Quien observe el video divulgado por la cancillería cubana acerca del ataque terrorista contra la embajada de la mayor de la Antillas en Washington podrá constatar la pasmosa serenidad con que el perpetrador prepara sus artefactos y los lanza, uno tras otro, contra el inmueble.
Sorprende también la chica que pasa por delante de la escena y no parece alarmarse al ver a una persona, encapuchada, encendiendo dos cocteles molotov frente a una sede diplomática. Resalta la ausencia de los agentes que deberían estar custodiando el espacio, tal como estipula Convención de Viena sobre Relaciones Diplomáticas.

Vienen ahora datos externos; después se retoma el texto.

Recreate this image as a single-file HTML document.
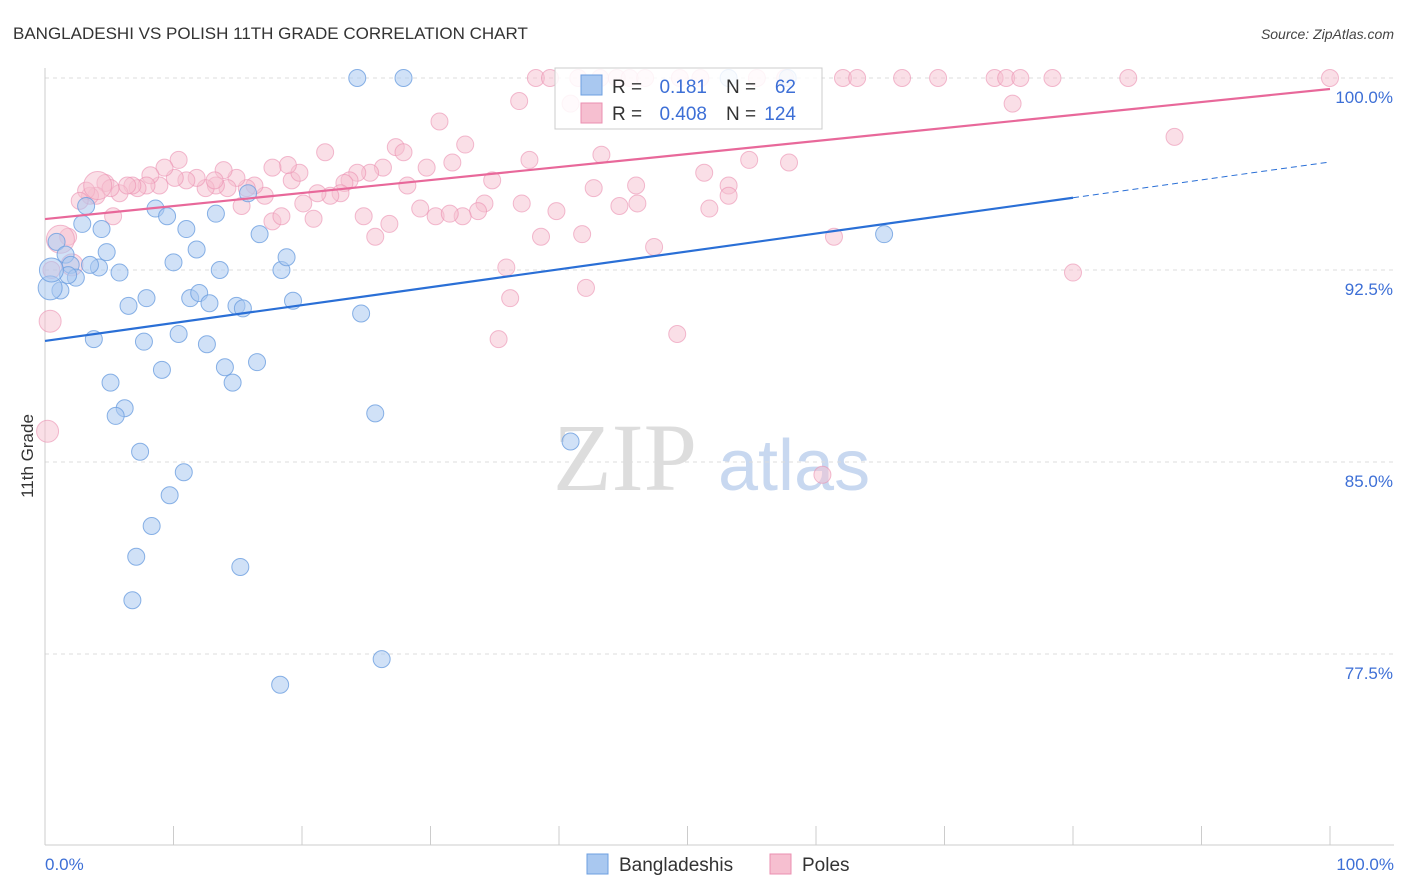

Ese tratado, aprobado en 1961 durante la Conferencia de las Naciones Unidas sobre Relaciones e Inmunidades Diplomáticas, reconoce que tiene entre sus propósitos el de “garantizar el desempeño eficaz de las funciones de las misiones diplomáticas en calidad de representantes de los Estados”.
En el artículo 22, inciso 2, el texto precisa que “el Estado receptor tiene la obligación especial de adoptar todas las medidas adecuadas para proteger los locales de la misión contra toda intrusión o daño y evitar que se turbe la tranquilidad de la misión o se atente contra su dignidad”.

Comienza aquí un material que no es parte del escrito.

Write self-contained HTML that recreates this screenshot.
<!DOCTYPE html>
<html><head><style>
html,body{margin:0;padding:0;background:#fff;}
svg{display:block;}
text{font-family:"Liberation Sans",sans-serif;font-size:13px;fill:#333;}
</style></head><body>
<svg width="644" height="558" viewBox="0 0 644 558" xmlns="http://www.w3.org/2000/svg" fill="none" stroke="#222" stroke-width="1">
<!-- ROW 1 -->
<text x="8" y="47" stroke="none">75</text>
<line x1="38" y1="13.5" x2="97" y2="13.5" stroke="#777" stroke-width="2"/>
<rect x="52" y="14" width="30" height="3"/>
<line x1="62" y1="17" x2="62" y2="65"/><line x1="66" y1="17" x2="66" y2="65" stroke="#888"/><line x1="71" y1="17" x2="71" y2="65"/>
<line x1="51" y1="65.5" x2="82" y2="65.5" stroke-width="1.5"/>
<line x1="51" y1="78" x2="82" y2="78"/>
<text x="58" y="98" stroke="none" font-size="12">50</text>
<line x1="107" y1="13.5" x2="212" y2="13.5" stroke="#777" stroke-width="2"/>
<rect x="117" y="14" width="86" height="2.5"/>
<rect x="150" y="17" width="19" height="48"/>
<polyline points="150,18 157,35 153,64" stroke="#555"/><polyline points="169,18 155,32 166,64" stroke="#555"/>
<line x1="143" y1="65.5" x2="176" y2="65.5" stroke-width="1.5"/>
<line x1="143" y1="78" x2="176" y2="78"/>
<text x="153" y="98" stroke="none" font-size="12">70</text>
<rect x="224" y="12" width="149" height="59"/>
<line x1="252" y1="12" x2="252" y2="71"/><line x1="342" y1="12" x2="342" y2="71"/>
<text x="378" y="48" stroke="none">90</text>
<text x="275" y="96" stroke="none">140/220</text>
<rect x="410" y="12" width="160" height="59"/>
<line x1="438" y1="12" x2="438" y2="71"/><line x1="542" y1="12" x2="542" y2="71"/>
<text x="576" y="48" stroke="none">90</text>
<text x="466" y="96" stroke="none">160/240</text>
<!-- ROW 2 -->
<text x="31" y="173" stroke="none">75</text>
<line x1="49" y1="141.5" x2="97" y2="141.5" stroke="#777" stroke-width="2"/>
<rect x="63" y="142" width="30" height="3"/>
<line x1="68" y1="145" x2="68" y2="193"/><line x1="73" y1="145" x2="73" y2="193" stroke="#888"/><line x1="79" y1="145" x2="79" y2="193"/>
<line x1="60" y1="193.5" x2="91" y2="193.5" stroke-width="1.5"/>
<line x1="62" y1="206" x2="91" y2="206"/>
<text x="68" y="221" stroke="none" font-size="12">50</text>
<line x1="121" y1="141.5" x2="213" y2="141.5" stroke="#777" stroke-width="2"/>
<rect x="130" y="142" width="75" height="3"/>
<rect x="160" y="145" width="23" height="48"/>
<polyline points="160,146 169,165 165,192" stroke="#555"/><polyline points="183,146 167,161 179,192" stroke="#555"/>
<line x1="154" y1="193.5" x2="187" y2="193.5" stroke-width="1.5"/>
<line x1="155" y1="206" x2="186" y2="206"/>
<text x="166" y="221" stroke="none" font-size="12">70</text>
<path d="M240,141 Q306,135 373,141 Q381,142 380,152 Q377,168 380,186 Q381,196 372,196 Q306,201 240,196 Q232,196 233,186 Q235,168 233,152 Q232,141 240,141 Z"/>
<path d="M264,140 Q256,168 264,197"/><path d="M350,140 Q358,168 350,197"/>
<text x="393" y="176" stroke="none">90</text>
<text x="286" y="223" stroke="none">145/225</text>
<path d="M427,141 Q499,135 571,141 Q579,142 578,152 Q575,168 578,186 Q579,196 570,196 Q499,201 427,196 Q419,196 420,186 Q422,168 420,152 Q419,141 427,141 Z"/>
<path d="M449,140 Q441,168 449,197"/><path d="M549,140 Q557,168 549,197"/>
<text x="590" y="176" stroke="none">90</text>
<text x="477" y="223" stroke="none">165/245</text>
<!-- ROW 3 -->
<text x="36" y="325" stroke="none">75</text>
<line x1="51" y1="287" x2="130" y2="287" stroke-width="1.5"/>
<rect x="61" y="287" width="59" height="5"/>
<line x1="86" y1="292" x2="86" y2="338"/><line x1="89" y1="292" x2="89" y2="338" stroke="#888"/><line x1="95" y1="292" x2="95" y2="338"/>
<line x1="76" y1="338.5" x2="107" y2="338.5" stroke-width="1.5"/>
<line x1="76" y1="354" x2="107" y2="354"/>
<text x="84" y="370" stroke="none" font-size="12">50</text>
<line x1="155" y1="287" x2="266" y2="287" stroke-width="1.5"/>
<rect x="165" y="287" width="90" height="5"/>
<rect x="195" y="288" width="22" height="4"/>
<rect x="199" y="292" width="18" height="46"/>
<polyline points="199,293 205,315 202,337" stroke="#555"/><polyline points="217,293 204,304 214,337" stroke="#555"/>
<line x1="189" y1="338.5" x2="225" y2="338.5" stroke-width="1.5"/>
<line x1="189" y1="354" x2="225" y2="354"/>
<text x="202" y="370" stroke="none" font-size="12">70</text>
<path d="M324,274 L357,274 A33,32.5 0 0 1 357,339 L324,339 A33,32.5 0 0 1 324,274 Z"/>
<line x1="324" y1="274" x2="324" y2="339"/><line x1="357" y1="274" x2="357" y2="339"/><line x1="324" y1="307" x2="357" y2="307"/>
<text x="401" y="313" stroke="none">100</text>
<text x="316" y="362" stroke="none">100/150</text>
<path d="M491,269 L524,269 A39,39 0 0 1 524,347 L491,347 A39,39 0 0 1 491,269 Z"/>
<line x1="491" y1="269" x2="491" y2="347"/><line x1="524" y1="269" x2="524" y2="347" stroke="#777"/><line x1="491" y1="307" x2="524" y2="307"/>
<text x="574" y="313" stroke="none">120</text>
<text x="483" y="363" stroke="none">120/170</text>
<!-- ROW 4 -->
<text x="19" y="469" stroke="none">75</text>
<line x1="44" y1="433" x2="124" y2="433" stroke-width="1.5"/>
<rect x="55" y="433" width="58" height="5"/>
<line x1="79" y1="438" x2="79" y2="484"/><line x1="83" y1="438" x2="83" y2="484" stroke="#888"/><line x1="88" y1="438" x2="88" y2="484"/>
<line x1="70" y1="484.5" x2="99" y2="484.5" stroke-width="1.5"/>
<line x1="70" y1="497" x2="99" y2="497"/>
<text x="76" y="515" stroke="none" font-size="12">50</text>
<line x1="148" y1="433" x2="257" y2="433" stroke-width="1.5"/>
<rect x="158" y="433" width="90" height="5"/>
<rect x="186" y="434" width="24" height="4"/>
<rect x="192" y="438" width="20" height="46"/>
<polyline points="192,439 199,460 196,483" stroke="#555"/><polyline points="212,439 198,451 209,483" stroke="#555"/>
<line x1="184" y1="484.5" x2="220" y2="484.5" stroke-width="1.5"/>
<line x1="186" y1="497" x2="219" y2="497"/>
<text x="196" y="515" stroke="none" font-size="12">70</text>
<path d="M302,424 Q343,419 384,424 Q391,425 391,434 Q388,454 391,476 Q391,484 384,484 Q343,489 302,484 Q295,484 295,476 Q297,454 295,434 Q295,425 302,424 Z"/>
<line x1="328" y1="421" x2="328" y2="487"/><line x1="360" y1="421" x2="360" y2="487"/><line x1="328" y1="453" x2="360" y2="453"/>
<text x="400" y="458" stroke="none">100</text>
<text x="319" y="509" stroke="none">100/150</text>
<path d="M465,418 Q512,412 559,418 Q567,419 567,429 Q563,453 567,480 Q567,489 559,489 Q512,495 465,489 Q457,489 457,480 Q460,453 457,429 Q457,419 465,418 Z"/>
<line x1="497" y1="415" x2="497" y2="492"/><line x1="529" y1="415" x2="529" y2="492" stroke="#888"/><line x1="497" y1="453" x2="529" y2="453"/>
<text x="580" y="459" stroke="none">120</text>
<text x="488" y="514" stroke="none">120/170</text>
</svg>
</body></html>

Todo eso se convirtió en letra muerta el pasado 24 de septiembre tras los sucesos de la embajada de Cuba. La imperturbable tranquilidad del perpetrador indica que este se sabe impune o bien custodiado, no hay dudas, y nos remite al doble rasero con que el gobierno de Estados Unidos mira el terrorismo en el mundo.
Datos ofrecidos por el Ministerio de Relaciones Exteriores (Minrex) aseguran que la nación antillana ha sufrido casi 600 actos de terrorismo contra sus representaciones diplomáticas desde el triunfo de la Revolución a la fecha, pero es Cuba quien aparece en una lista infame de Estados que supuestamente financian el terrorismo.
Hace apenas 3 años, en abril del 2020, un individuo de origen cubano, pero radicado en EE. UU., usó un fusil de asalto para disparar contra la embajada cubana. No se lamentaron daños humanos, sí materiales. El culpable aun camina tranquilamente por las calles y el gobierno del “Estado receptor” se niega a reconocer el hecho como un acto terrorista.
El viaje más largo del CU-455
El venidero 6 de octubre los cubanos reviviremos el luto que ese día cayó sobre la nación al conocerse la noticia de la voladura del CU-455 de Cubana de Aviación y de las 73 almas que se llevó al fondo del mar frente a la isla de Barbados.
Un viaje de algo más de 8 horas lleva casi 47 años en el aire, las víctimas y sus familiares siguen aguardando justicia. Documentos desclasificados 40 años después reconocen la existencia de “planes de extremistas exiliados cubanos para poner dos bombas en la aerolínea cubana”.
El memorando fechado en junio del 1976 identifica a Orlando Bosch (Villa Clara, Cuba, 1926 – Miami, EE. UU., 2011) como líder del plan e informa que la intención primera era siniestrar una de las aeronaves que cubría la ruta Panamá–Habana, atentados que no pudieron ser ejecutados.
En aquel momento, la Agencia Central de Inteligencia (CIA), la Marina de Estados Unidos y la Agencia Federal de Investigación (FBI) conocieron del texto que entonces estaba clasificado como “altamente confidencial” pero nada hicieron para impedir el siniestro. ¿Por qué?
Similar pregunta hacemos hoy al observar las imágenes de la agresión a la sede cubana. Si las autoridades estadounidenses conocen de la hostilidad y de las amenazas terroristas de un sector ultraderechista de la comunidad cubana radicada allí, ¿por qué no evitan que tales planes terroristas sean ejecutados? ¿Qué precedente sienta, ante el derecho internacional, la impunidad que gozan los culpables?
Las respuestas a esas preguntas resultan insoslayables a la hora de explicar la tirantez que caracteriza las relaciones entre Cuba y Estados Unidos desde más de seis décadas y que parece no tener fin.